Though the climate might not seem ideal, the area is known for its unique vineyards.
“Since ancient times there have always been grapes planted here for wine, but on the commercial level only since the 19th century,” Aleksey Lysenko, the deputy director of “Stavropol Vinograd Prom” explained.
The winemaking process is time-consuming and labor intensive, and since RT caught up with this particular vineyard during a particularly busy harvest season, the locals were eager for us to help:
“We have journalists here today? Well as long as they are here to help us,” one of them said.
Each grape is harvested by hand where it is then taken to be processed and turned into juice, where it can in turn be turned in to wine.
Though profitable now, the wine industry has had some setbacks. In 1985, as leader of the Soviet Union, Mikhail Gorbachev ordered all of the vineyards there to be raised. This was all part of his campaign against alcoholism. The region then became a leading producer of table grapes, but as soon as restrictions were lifted, the producers went back to their roots.
“Now that time has passed and now we are doing two things: we are starting to increase the quality and variety of grapes and also increase the quantity,” Lysenko explained.
Picked from the fields, the grapes are hand counted and hauled off to the industrial press where the precious juice is collected.
It is then brought to the award-winning Praskoveyskoe winery and distillery, which has been operating continuously for over a hundred years.
Natalya Alimova, an employee of the Praskoveyskoe winery explains the establishment’s history:
“Our company was established in 1892. We produce table wines and cognac and now we are in the storage of our collection of wines. We started building this collection in 1945 right after the war, and up until now we are continuing to build up our collection.”
So how do they choose which wines get the honor of resting in their prize cellar?
“Collectable wine is our quality wine that has been stored in the bottle for more than three years,” Natalya explains.
“And we also produce these precious wines and age them for at least five years and only then do we send it to market.”
In addition to the wines, the grape plants also produce a cognac style brandy, which by definition is twice distilled and turned into spirit.
The spirit is then aged even further in oak barrels for a minimum of five years before it is bottled and shipped all over Russia.

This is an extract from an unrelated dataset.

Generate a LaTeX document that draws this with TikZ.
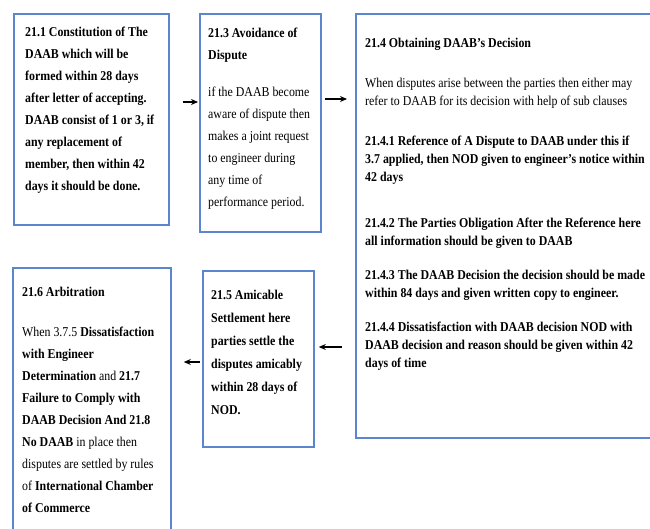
\documentclass[tikz,border=0pt]{standalone}
\usepackage{fontspec}
\setmainfont{Liberation Serif}[FakeStretch=0.88]
\usetikzlibrary{arrows.meta}
\definecolor{boxblue}{RGB}{92,133,208}
\begin{document}
\begin{tikzpicture}[x=1pt,y=-1pt,
  boxframe/.style={draw=boxblue, line width=1.8pt, fill=white, anchor=north west, inner sep=0pt},
  txt/.style={anchor=north west, inner sep=0pt, align=left, font=\fontsize{13.5}{22}\selectfont},
  txtsingle/.style={txt, font=\fontsize{13.5}{18}\selectfont},
  txtwide/.style={txt, font=\fontsize{13.5}{23}\selectfont},
  arr/.style={-{Stealth[length=7pt,width=6pt]}, line width=1.1pt, black}]
\clip (0,0) rectangle (650,529);
\fill[white] (0,0) rectangle (650,529);
% boxes
\node[boxframe, minimum width=155pt, minimum height=211pt] (b1) at (13,13) {};
\node[boxframe, minimum width=121pt, minimum height=218pt] (b2) at (199,13) {};
\node[boxframe, minimum width=310pt, minimum height=424pt] (b3) at (355,13) {};
\node[boxframe, minimum width=158pt, minimum height=290pt] (b4) at (12,267) {};
\node[boxframe, minimum width=111pt, minimum height=176pt] (b5) at (202,270) {};
% texts (north west = first baseline minus 9.3)
\node[txt] (t1) at (25,26.7) {\bfseries 21.1 Constitution of The\\\bfseries DAAB which will be\\\bfseries formed within 28 days\\\bfseries after letter of accepting.\\\bfseries DAAB consist of 1 or 3, if\\\bfseries any replacement of\\\bfseries member, then within 42\\\bfseries days it should be done.};
\node[txt] (t2) at (208,27.7) {\bfseries 21.3 Avoidance of\\\bfseries Dispute\\[15pt]if the DAAB become\\aware of dispute then\\makes a joint request\\to engineer during\\any time of\\performance period.};
\node[txtsingle] (t3) at (365,37.7) {\bfseries 21.4 Obtaining DAAB’s Decision\\[22pt]When disputes arise between the parties then either may\\refer to DAAB for its decision with help of sub clauses\\[22pt]\bfseries 21.4.1 Reference of A Dispute to DAAB under this if\\\bfseries 3.7 applied, then NOD given to engineer’s notice within\\\bfseries 42 days\\[28pt]\bfseries 21.4.2 The Parties Obligation After the Reference here\\\bfseries all information should be given to DAAB\\[16pt]\bfseries 21.4.3 The DAAB Decision the decision should be made\\\bfseries within 84 days and given written copy to engineer.\\[16pt]\bfseries 21.4.4 Dissatisfaction with DAAB decision NOD with\\\bfseries DAAB decision and reason should be given within 42\\\bfseries days of time};
\node[txt] (t4) at (22,286.7) {\bfseries 21.6 Arbitration\\[18pt]When 3.7.5 \textbf{Dissatisfaction}\\\bfseries with Engineer\\\textbf{Determination} and \textbf{21.7}\\\bfseries Failure to Comply with\\\bfseries DAAB Decision And 21.8\\\textbf{No DAAB} in place then\\disputes are settled by rules\\of \textbf{International Chamber}\\\bfseries of Commerce};
\node[txtwide] (t5) at (211,289.7) {\bfseries 21.5 Amicable\\\bfseries Settlement here\\\bfseries parties settle the\\\bfseries disputes amicably\\\bfseries within 28 days of\\\bfseries NOD.};
% arrows
\coordinate (ya) at (0,102);
\coordinate (yb) at (0,99);
\coordinate (yc) at (0,347);
\coordinate (yd) at (0,362);
\draw[arr, shorten <=13pt, shorten >=1pt] (b1.east |- ya) -- (b2.west |- ya);
\draw[arr, shorten <=3pt, shorten >=8pt] (b2.east |- yb) -- (b3.west |- yb);
\draw[arr, shorten <=13pt, shorten >=4pt] (b3.west |- yc) -- (b5.east |- yc);
\draw[arr, shorten <=2pt, shorten >=12pt] (b5.west |- yd) -- (b4.east |- yd);
\end{tikzpicture}
\end{document}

It should be known that none of this viticultural success occurred by accident. The rejuvenation of the industry was carefully calculated by officials, to help establish a positive image for the region:
“We have good conditions created thanks to the help of our government and parliament. Now we are in the stage of planting a variety of different grapes to make wine,” Lysenko explained.
From vine to bucket to barrel to glass, the hope is that Stavropol wine will eventually grace tables across Russia, and beyond.
The Stavropol region is not only famous for its wine industry, but it is also a renowned agricultural centre in Russia. A wide array of agricultural companies is budding in the area.
Arevik Gevorgan is a representative of a company which produces sunflower seed oil.
“It is a highly developed industry here,” she told RT. “Our firm produces sunflower oil and I should say that it is a very great product because it’s rich in vitamins A, D, E and F.”
Vodka, one of Russia’s signature products, is produced from grain, which is also abundantly grown in the Stavropol region.
“We use rye, we use wheat to produce the best quality vodka ever,” Darya Zavezionova, the PR manager of an agricultural company explained.